In view of the aforesaid, the contention raised by the plaintiff has to be rejected. The present writ petition, as filed by the petitioner, is legally not maintainable and is accordingly dismissed. This Court is further of the view that interest of justice requires that the application filed by the defendants, being Application No. 17/74 of 2003, pending in the execution case, which was earlier initiated by the plaintiff/petitioner on the basis of an ex parte decree, wherein he had been paid a sum of Rs. 7 lacs in part execution of the ex parte decree, must be decided by the executing Court, preferably within three months from the date a certified copy of this order is filed before the Court concerned and all effective steps should be taken in accordance with the orders to be passed, without any further delay.

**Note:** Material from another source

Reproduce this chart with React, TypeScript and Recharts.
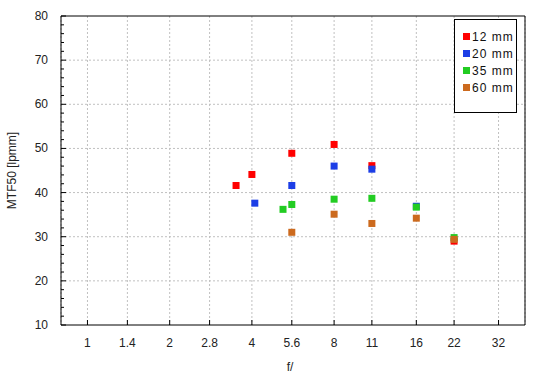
import {
  ScatterChart,
  Scatter,
  XAxis,
  YAxis,
  CartesianGrid,
  ReferenceArea,
  Legend,
} from 'recharts';

// ── data ──────────────────────────────────────────────────────────
const fTicks = [1, 1.4, 2, 2.8, 4, 5.6, 8, 11, 16, 22, 32];
const mtfTicks = [10, 12, 14, 16, 18, 20, 22, 24, 26, 28, 30, 32, 34, 36, 38, 40, 42, 44, 46, 48, 50, 52, 54, 56, 58, 60, 62, 64, 66, 68, 70, 72, 74, 76, 78, 80];
const mtfGrid = [20, 30, 40, 50, 60, 70];

const f12 = [3.5, 4, 5.6, 8, 11, 22];
const mtf12 = [41.6, 44.1, 48.9, 50.9, 46.1, 29.0];

const f20 = [4.1, 5.6, 8, 11, 16];
const mtf20 = [37.6, 41.6, 46.0, 45.3, 36.9];

const f35 = [5.2, 5.6, 8, 11, 16, 22];
const mtf35 = [36.2, 37.3, 38.5, 38.7, 36.7, 29.8];

const f60 = [5.6, 8, 11, 16, 22];
const mtf60 = [31.0, 35.1, 33.0, 34.2, 29.4];

const seriesNames = ['12 mm', '20 mm', '35 mm', '60 mm'];
const seriesColors = ['#ff0000', '#1c3ee6', '#22cc22', '#cc6a1e'];

const toPoints = (fs: number[], vs: number[]) => fs.map((f, i) => ({ f, mtf: vs[i] }));
const seriesData = [
  toPoints(f12, mtf12),
  toPoints(f20, mtf20),
  toPoints(f35, mtf35),
  toPoints(f60, mtf60),
];

const FONT = 'Arial, "Liberation Sans", sans-serif';

// ── custom pieces ─────────────────────────────────────────────────
function SquareDot(props: any) {
  const { cx, cy, fill } = props;
  if (cx == null || cy == null) return null;
  return <rect x={cx - 3.5} y={cy - 3.5} width={7} height={7} fill={fill} />;
}

function YTick({ x, y, payload }: any) {
  const major = payload.value % 10 === 0;
  return (
    <g>
      <line x1={x} y1={y} x2={x + (major ? 5 : 3)} y2={y} stroke="#000" />
      {major && (
        <text x={x - 13} y={y} textAnchor="end" dominantBaseline="central" fontSize={12} fill="#222" fontFamily={FONT}>
          {payload.value}
        </text>
      )}
    </g>
  );
}

function XTick({ x, y, payload }: any) {
  return (
    <g>
      <line x1={x} y1={y} x2={x} y2={y - 5} stroke="#000" />
      <text x={x} y={y + 18} textAnchor="middle" dominantBaseline="central" fontSize={12} fill="#222" fontFamily={FONT}>
        {payload.value}
      </text>
    </g>
  );
}

function LegendBox() {
  return (
    <div
      style={{
        border: '1px solid #000',
        background: '#fff',
        width: 61,
        height: 84,
        boxSizing: 'content-box',
        paddingTop: 8,
        fontFamily: FONT,
        fontSize: 12,
        color: '#111',
      }}
    >
      {seriesNames.map((name, i) => (
        <div key={name} style={{ display: 'flex', alignItems: 'center', height: 17, paddingLeft: 8 }}>
          <span style={{ width: 7, height: 7, background: seriesColors[i], marginRight: 2 }} />
          <span style={{ letterSpacing: 1 }}>{name}</span>
        </div>
      ))}
    </div>
  );
}

// ── chart ─────────────────────────────────────────────────────────
export default function App() {
  return (
    <div style={{ position: 'absolute', left: 0, top: 0, width: 550, height: 380, background: '#fff' }}>
      <ScatterChart width={550} height={380} margin={{ top: 16, right: 25, bottom: 0, left: 0 }}>
        <CartesianGrid stroke="#c0c0c0" strokeDasharray="2 2" horizontalValues={mtfGrid} />
        <XAxis
          dataKey="f"
          type="number"
          scale="log"
          domain={[0.8, 40]}
          ticks={fTicks}
          interval={0}
          allowDataOverflow
          height={55}
          tickSize={0}
          tickMargin={0}
          tickLine={false}
          axisLine={false}
          tick={<XTick />}
          label={{
            content: ({ viewBox }: any) => (
              <text x={viewBox.x + viewBox.width / 2 - 3} y={367} textAnchor="middle" dominantBaseline="central" fontSize={12} fill="#222" fontFamily={FONT}>
                f/
              </text>
            ),
          }}
        />
        <YAxis
          dataKey="mtf"
          type="number"
          domain={[10, 80]}
          ticks={mtfTicks}
          interval={0}
          allowDataOverflow
          width={61}
          tickSize={0}
          tickMargin={0}
          tickLine={false}
          axisLine={false}
          tick={<YTick />}
          label={{
            content: ({ viewBox }: any) => {
              const cy = viewBox.y + viewBox.height / 2;
              return (
                <text x={12} y={cy} transform={`rotate(-90 12 ${cy})`} textAnchor="middle" dominantBaseline="central" fontSize={12} fill="#222" fontFamily={FONT}>
                  MTF50 [lpmm]
                </text>
              );
            },
          }}
        />
        <ReferenceArea x1={0.8} x2={40} y1={10} y2={80} fill="none" stroke="#000" strokeWidth={1} fillOpacity={0} ifOverflow="visible" />
        {seriesData.map((pts, i) => (
          <Scatter
            key={seriesNames[i]}
            name={seriesNames[i]}
            data={pts}
            fill={seriesColors[i]}
            shape={<SquareDot />}
            isAnimationActive={false}
          />
        ))}
        <Legend
          layout="vertical"
          align="center"
          verticalAlign="middle"
          wrapperStyle={{ left: 454, top: 19, width: 63, height: 86 }}
          content={() => <LegendBox />}
        />
      </ScatterChart>
    </div>
  );
}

Having regard to the fact that the petitioner has attained the age of 80 years, this Court think it equitable to provide that even now it shall be open to the plaintiff-pt to get his Original Suit No. 47 of 1990 restored by making an appropriate application and if such an application is filed, the Court below shall consider and decide the application sympathetically.
With the aforesaid directions/observations, the present writ petition is dismissed.